Work to complete:
Repeat the data that follows, word for word, without the images.
BEGIN Dataset content
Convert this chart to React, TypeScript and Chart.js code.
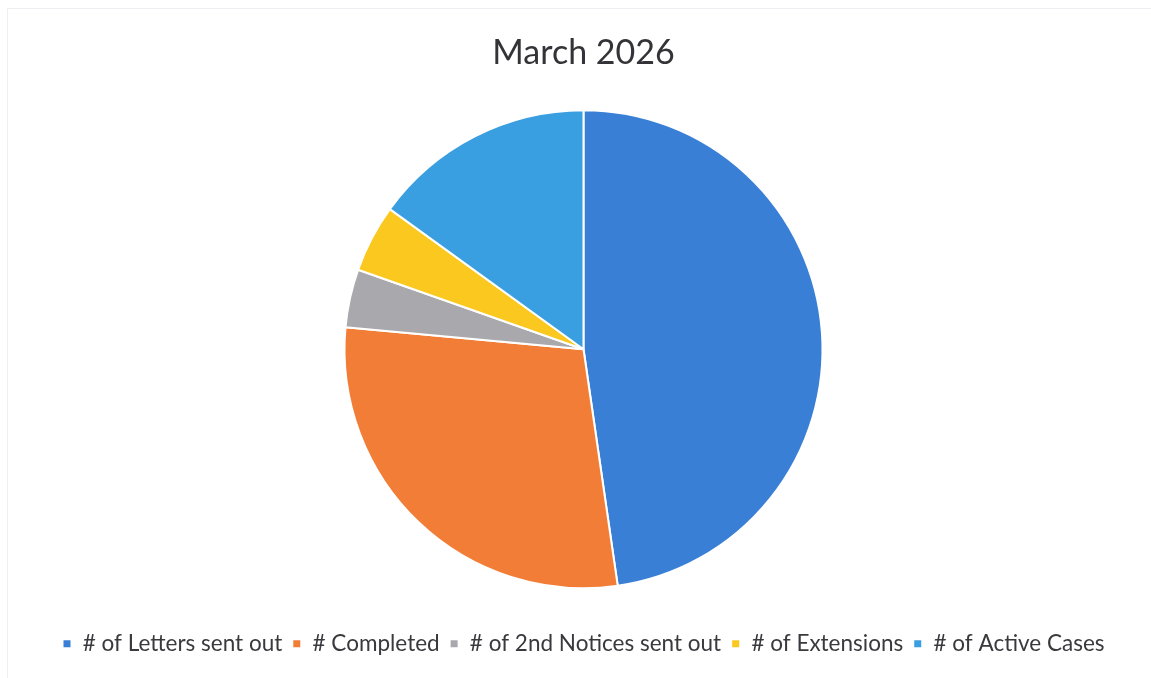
import React, { useEffect, useRef } from "react";
import { Chart, registerables } from "chart.js";

Chart.register(...registerables);

const categories = [
  "# of Letters sent out",
  "# Completed",
  "# of 2nd Notices sent out",
  "# of Extensions",
  "# of Active Cases",
];
const values = [73, 44, 6, 7, 23];
const colors = ["#3a7fd6", "#f27d36", "#a9a9ad", "#fac81e", "#3a9fe0"];
const titleText = "March 2026";

export default function App() {
  const ref = useRef<HTMLCanvasElement | null>(null);

  useEffect(() => {
    if (!ref.current) return;
    const chart = new Chart(ref.current, {
      type: "pie",
      data: {
        labels: categories,
        datasets: [
          {
            data: values,
            backgroundColor: colors,
            borderColor: "#ffffff",
            borderWidth: 2,
            radius: 239,
          },
        ],
      },
      options: {
        animation: false,
        responsive: false,
        maintainAspectRatio: false,
        layout: { padding: { left: 16, right: 0, top: 0, bottom: 13 } },
        plugins: {
          title: {
            display: true,
            text: titleText,
            color: "#333338",
            font: { family: "Lato", size: 34, weight: "normal" },
            padding: { top: 32.6, bottom: 2.6 },
          },
          legend: {
            position: "bottom",
            labels: {
              color: "#3a3a3e",
              font: { family: "Lato", size: 22.5 },
              boxWidth: 9,
              boxHeight: 9,
              padding: 10,
            },
          },
          tooltip: { enabled: false },
        },
      },
    });
    return () => chart.destroy();
  }, []);

  return (
    <div style={{ position: "absolute", left: 0, top: 0, width: 1151, height: 678, background: "#fff" }}>
      <div
        style={{
          position: "absolute",
          left: 7,
          top: 8,
          width: 1160,
          height: 700,
          borderTop: "1px solid #eceef2",
          borderLeft: "1px solid #eceef2",
        }}
      />
      <canvas ref={ref} width={1151} height={678} style={{ position: "absolute", left: 0, top: 0 }} />
    </div>
  );
}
END Dataset content
Written answer:
Convert this chart to React, TypeScript and Chart.js code.
import React, { useEffect, useRef } from "react";
import { Chart, registerables } from "chart.js";

Chart.register(...registerables);

const categories = [
  "# of Letters sent out",
  "# Completed",
  "# of 2nd Notices sent out",
  "# of Extensions",
  "# of Active Cases",
];
const values = [73, 44, 6, 7, 23];
const colors = ["#3a7fd6", "#f27d36", "#a9a9ad", "#fac81e", "#3a9fe0"];
const titleText = "March 2026";

export default function App() {
  const ref = useRef<HTMLCanvasElement | null>(null);

  useEffect(() => {
    if (!ref.current) return;
    const chart = new Chart(ref.current, {
      type: "pie",
      data: {
        labels: categories,
        datasets: [
          {
            data: values,
            backgroundColor: colors,
            borderColor: "#ffffff",
            borderWidth: 2,
            radius: 239,
          },
        ],
      },
      options: {
        animation: false,
        responsive: false,
        maintainAspectRatio: false,
        layout: { padding: { left: 16, right: 0, top: 0, bottom: 13 } },
        plugins: {
          title: {
            display: true,
            text: titleText,
            color: "#333338",
            font: { family: "Lato", size: 34, weight: "normal" },
            padding: { top: 32.6, bottom: 2.6 },
          },
          legend: {
            position: "bottom",
            labels: {
              color: "#3a3a3e",
              font: { family: "Lato", size: 22.5 },
              boxWidth: 9,
              boxHeight: 9,
              padding: 10,
            },
          },
          tooltip: { enabled: false },
        },
      },
    });
    return () => chart.destroy();
  }, []);

  return (
    <div style={{ position: "absolute", left: 0, top: 0, width: 1151, height: 678, background: "#fff" }}>
      <div
        style={{
          position: "absolute",
          left: 7,
          top: 8,
          width: 1160,
          height: 700,
          borderTop: "1px solid #eceef2",
          borderLeft: "1px solid #eceef2",
        }}
      />
      <canvas ref={ref} width={1151} height={678} style={{ position: "absolute", left: 0, top: 0 }} />
    </div>
  );
}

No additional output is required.